Poverty and homelessness are not a “nuisance”

Op-eds Opinions

The Province of British Columbia’s failed injunction against the tent city on the grounds of the provincial courts sets precedent in a positive direction. Law tends to follow precedents of previous cases and in this case, Abbotsford v. Shantz (2015) was put to the test. Chief Justice Hinkson ruled, after a sad foray into the plaintiff’s numerous complaints and affidavits against poverty and homelessness based on the grounds of “public nuisance,” ruled that the tent city’s positive effects far exceed those supposed claims.

The word “nuisance” appears 15 times in the document. This is an institutional act in which people’s quality of life is questioned on the basis of inconveniencing others, and that is perplexing to think about. Those who are in poverty because of social and life circumstances, mental illness, and lack of existing social supports — or dehumanizing supports (being kicked out of shelters at 7 a.m. or being subjected to the strict moral standards of a shelter) — cannot be considered a nuisance. That some do proves just how utterly disconnected most people are from the realities of poverty and homelessness.

In considering the weight of the plaintiffs and defendants’ claims, Justice Hinkson took into consideration Abbotsford v. Shantz, where injunctions against the homeless were passed, leading to what was dubbed “the Abbotsford shuffle.” An injunction is a temporary solution without an actual resolution.

A central question is posed that informs the decision of the ruling: “Will the applicant suffer irreparable harm if an injunction is not granted?”

The applicant is the province, who holds the land in trust for public use, and it is absurd to imagine a substantial claim of “irreparable” harm in this context. This particular land will not experience irreparable harm in contrast to human lives; the grass will continue to grow, but a material solution to a serious homelessness issue will not without thoughtful changes in policy.

In the summary stage of the report, Hinkson declares:

The defendants in this case appear to benefit from responsible leadership and organization, and have established effective lines of communication between themselves and police, fire and public health authorities, in a way that prior homeless individuals whose activities have been discussed in the previous decisions of this Court were unable to do. While the Encampment has not been without its difficulties and challenges, it is an improvement over its predecessors.

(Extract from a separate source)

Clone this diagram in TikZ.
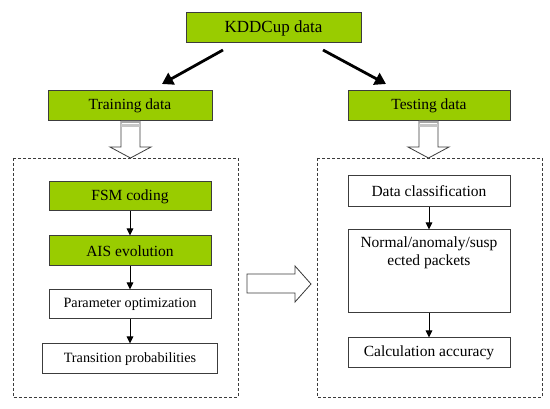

The residents are experiencing greater community support, and as several defendants stated, they are able to sleep past 7 a.m., which seems trivial but is vital to mental health. The fact that the residents of the tent city have experienced an improvement in their well-being attests to the facts of a deficient support system for the homeless.

Human dignity is founded on respect for one another, and the homeless fall into a social category with the least amount of power and therefore respect. This case demonstrates that human lives cannot be manipulated because of a perceived nuisance. I hope this ruling will be cited in future cases, where questions of basic dignity are at stake, by giving a voice to a population that does not ordinarily have one.